In the competitive and rapidly evolving pay-TV market, broadband service providers are now planning to add complementary online video services that require the installation of new hybrid IP set-top boxes (STB).
In many cases, service providers are now reacting to the market entry and adoption of low-cost on-demand pay-TV offerings.
The legacy pay-TV providers hope that the addition of more HD channels and new Over-the-Top (OTT) video services will be strong contributors to demand for their entertainment offerings over the next few years, according to the latest market study by In-Stat.
"Since telcos in most geographic regions have significant competitors for TV services, many are working in concert with set top box manufacturers to develop new boxes," says Michelle Abraham, Industry Analyst for In-Stat.
Vendors are also enhancing their STBs to make installation and remote management of boxes easier for telcos.
Moreover, most of the traditional pay-TV STB design characteristics typically do not compare well with the more design-savvy consumer electronics (CE) devices that are common in the digital home environment.
Therefore, given the raised bar of customer expectations, pay-TV service providers must now improve the functional design and operational user interface of in-home products -- in order to compete more effectively with the CE market leaders.

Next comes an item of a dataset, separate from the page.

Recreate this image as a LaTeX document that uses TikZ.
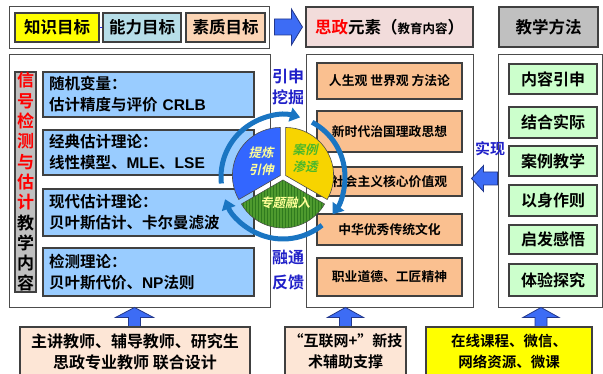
\documentclass[tikz,border=0pt]{standalone}
\usepackage{fontspec}
\setmainfont{Noto Sans CJK SC}[BoldFont={Noto Sans CJK SC Bold}]
\newfontfamily\lat{Liberation Sans}[BoldFont={Liberation Sans Bold}]
\newfontfamily\pieit{Noto Sans CJK SC Bold}[FakeSlant=0.22]
\usetikzlibrary{arrows.meta,calc,patterns}
\definecolor{cYellow}{HTML}{FFFF00}
\definecolor{cAbil}{HTML}{B7DEE8}
\definecolor{cQual}{HTML}{FCD5B5}
\definecolor{cPink}{HTML}{F2DCDB}
\definecolor{cGray}{HTML}{C0C0C0}
\definecolor{cBlueBox}{HTML}{99CCFF}
\definecolor{cOrange}{HTML}{FAC090}
\definecolor{cGreen}{HTML}{CCFFCC}
\definecolor{cPeach}{HTML}{FDE6D6}
\definecolor{cLab}{HTML}{2020C8}
\definecolor{cArrow}{HTML}{3D6CF5}
\definecolor{cArrowDk}{HTML}{22378C}
\definecolor{cRing}{HTML}{1A75C2}
\definecolor{cPieBlue}{HTML}{3366FF}
\definecolor{cPieYellow}{HTML}{F7D400}
\definecolor{cPieGreen}{HTML}{4E9A2E}
\definecolor{cPieGreenDk}{HTML}{2F7A1E}
\definecolor{cLtYellow}{HTML}{FFFF99}
\definecolor{cGreenTxt}{HTML}{4CB82A}
\newcommand\rbox[7]{\node[#1, minimum width={#5pt-#3pt}, minimum height={#6pt-#4pt}] (#2) at ({(#3+#5)/2},{(#4+#6)/2}) {#7};}
\newcommand\fatarr[6]{\fill[fatarrow, shift={#1}, rotate=#2] (0,-#4) -- ({#3-#6},-#4) -- ({#3-#6},-#5) -- (#3,0) -- ({#3-#6},#5) -- ({#3-#6},#4) -- (0,#4) -- cycle;}
\newcommand\rc[1]{\textcolor{red}{#1}}
\begin{document}
\begin{tikzpicture}[x=1pt,y=-1pt,
  frame/.style={draw=black!70, line width=0.9pt, fill=white, inner sep=0pt},
  cbox/.style={draw=black!75, line width=1.3pt, inner sep=0pt, font=\bfseries},
  hdr/.style={cbox, font=\bfseries\fontsize{16.5}{18}\selectfont},
  bluebox/.style={cbox, fill=cBlueBox, align=left, text width=199pt, inner xsep=6pt, font=\bfseries\fontsize{15.5}{21}\selectfont},
  orbox/.style={cbox, fill=cOrange, font=\bfseries\fontsize{12.8}{15}\selectfont},
  grbox/.style={cbox, fill=cGreen, font=\bfseries\fontsize{16}{18}\selectfont},
  lab/.style={text=cLab, align=center, inner sep=0pt},
  pietxt/.style={align=center, inner sep=0pt, font=\pieit\fontsize{12.5}{17}\selectfont},
  fatarrow/.style={fill=cArrow, draw=cArrowDk, line width=0.8pt},
  ring/.style={line width=5pt, draw=cRing, -{Triangle[width=14pt,length=10pt]}},
  piesec/.style={draw=black!70, line width=0.6pt}
]
\useasboundingbox (0,0) rectangle (603,374);
\clip (0,0) rectangle (603,374);

% ---- top row
\rbox{frame}{topframe}{9}{6}{269}{48}{}
\rbox{hdr, fill=cYellow}{zs}{15}{13}{99}{42}{知识目标}
\rbox{hdr, fill=cAbil}{nl}{103}{13}{181}{42}{能力目标}
\rbox{hdr, fill=cQual}{sz}{186}{13}{265}{42}{素质目标}
\draw[blue!80, line width=0.8pt] (zs.east) -- (nl.west);
\rbox{hdr, fill=cPink}{szys}{306}{7}{473}{47}{\rc{思政}元素（{\fontsize{12.5}{14}\selectfont 教育内容}）}
\rbox{hdr, fill=cGray}{jxff}{499}{7}{598}{47}{教学方法}
\fatarr{($(topframe.east)+(5,0)$)}{0}{28}{8}{18}{11}

% ---- big frames
\rbox{frame}{L}{9}{54}{270}{307}{}
\rbox{frame}{M}{306}{54}{473}{307}{}
\rbox{frame}{R}{498}{54}{602}{307}{}

% vertical label
\node[cbox, fill=cGray, minimum width=21pt, minimum height=220pt, align=center,
      font=\bfseries\fontsize{17}{20.3}\selectfont] (vl) at (25.5,182)
  {\rc{信}\\\rc{号}\\\rc{检}\\\rc{测}\\\rc{与}\\\rc{估}\\\rc{计}\\教\\学\\内\\容};

% left content boxes
\rbox{bluebox}{b1}{43}{72}{254}{117}{随机变量：\\估计精度与评价 {\lat\bfseries CRLB}}
\rbox{bluebox}{b2}{43}{130}{254}{175}{经典估计理论：\\线性模型、{\lat\bfseries MLE}、{\lat\bfseries LSE}}
\rbox{bluebox}{b3}{43}{189}{254}{236}{现代估计理论：\\贝叶斯估计、卡尔曼滤波}
\rbox{bluebox}{b4}{43}{248}{254}{296}{检测理论：\\贝叶斯代价、{\lat\bfseries NP}法则}

% middle content boxes
\rbox{orbox}{o1}{317}{63}{462}{99}{人生观 世界观 方法论}
\rbox{orbox}{o2}{317}{111}{462}{152}{新时代治国理政思想}
\rbox{orbox}{o3}{317}{167}{462}{196}{社会主义核心价值观}
\rbox{orbox}{o4}{317}{214}{462}{245}{中华优秀传统文化}
\rbox{orbox}{o5}{317}{258}{462}{296}{职业道德、工匠精神}

% right content boxes
\rbox{grbox}{g1}{509}{64}{597}{94}{内容引申}
\rbox{grbox}{g2}{509}{107}{597}{138}{结合实际}
\rbox{grbox}{g3}{509}{146}{597}{176}{案例教学}
\rbox{grbox}{g4}{509}{185}{597}{216}{以身作则}
\rbox{grbox}{g5}{509}{225}{597}{254}{启发感悟}
\rbox{grbox}{g6}{509}{264}{597}{296}{体验探究}

% labels
\node[lab, font=\bfseries\fontsize{16}{20.5}\selectfont] (yswj) at (288,87) {引申\\挖掘};
\node[lab, font=\bfseries\fontsize{16}{25}\selectfont] (rtfk) at (288,270.5) {融通\\反馈};
\node[lab, font=\bfseries\fontsize{15}{17}\selectfont] (sx) at (490,149) {实现};
\fatarr{($(R.west)+(0,-2)$)}{180}{26}{6.5}{13}{12}

% ---- pie
\coordinate (pc) at (283,177);
\fill[cPieBlue, piesec] ($(pc)+(-150:3)$) -- ++(-90:48) arc[start angle=-90, end angle=-210, radius=48] -- cycle;
\fill[cPieYellow, piesec] ($(pc)+(-30:3)$) -- ++(30:48) arc[start angle=30, end angle=-90, radius=48] -- cycle;
\fill[cPieGreen, piesec] ($(pc)+(90:3)$) -- ++(-210:48) arc[start angle=-210, end angle=-330, radius=48] -- cycle;
\fill[pattern=vertical lines, pattern color=cPieGreenDk] ($(pc)+(90:3)$) -- ++(-210:48) arc[start angle=-210, end angle=-330, radius=48] -- cycle;
\node[pietxt, text=cLtYellow] (tl) at (261,161.5) {提炼\\引伸};
\node[pietxt, text=cGreenTxt] (al) at (305,158) {案例\\渗透};
\node[pietxt, text=cLtYellow] (zt) at (285,203) {专题融入};

% ring arrows
\draw[ring] ($(pc)+(-186:62)$) arc[start angle=-186, end angle=-74, radius=62];
\draw[ring] ($(pc)+(-62:62)$) arc[start angle=-62, end angle=37, radius=62];
\draw[ring] ($(pc)+(51:62)$) arc[start angle=51, end angle=159, radius=62];

% ---- bottom row
\fatarr{($(L.south)+(-5,20)$)}{90}{20}{6}{19}{10}
\fatarr{($(M.south)+(-44,20)$)}{90}{20}{6}{18}{10}
\fatarr{($(R.south)+(-9,20)$)}{90}{20}{6}{18}{10}
\rbox{cbox, fill=cPeach, align=center, font=\bfseries\fontsize{16}{21}\selectfont}{s1}{20}{327}{250}{376}{主讲教师、辅导教师、研究生\\思政专业教师\ 联合设计}
\rbox{cbox, fill=cPeach, align=center, font=\bfseries\fontsize{15}{21}\selectfont}{s2}{285}{327}{406}{376}{“互联网+”新技\\术辅助支撑}
\rbox{cbox, fill=cYellow, align=center, font=\bfseries\fontsize{14.5}{21}\selectfont}{s3}{426}{327}{592}{376}{在线课程、微信、\\网络资源、微课}
\end{tikzpicture}
\end{document}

In-Stat's latest market study found the following:
- The IP set top box market will grow 24 percent in 2010.
- Motorola remained the market share leader in 2009 with 27 percent.
- There is some vendor consolidation taking place with ADB buying Pirelli in 2010.
- Excluding the Middle East/Africa and Latin America regions, which are growing from a small base, the North American market will see the strongest growth over the forecast period.
- In-Stat expects slower price erosion on STB silicon, since many SoCs have already eliminated other discrete ICs.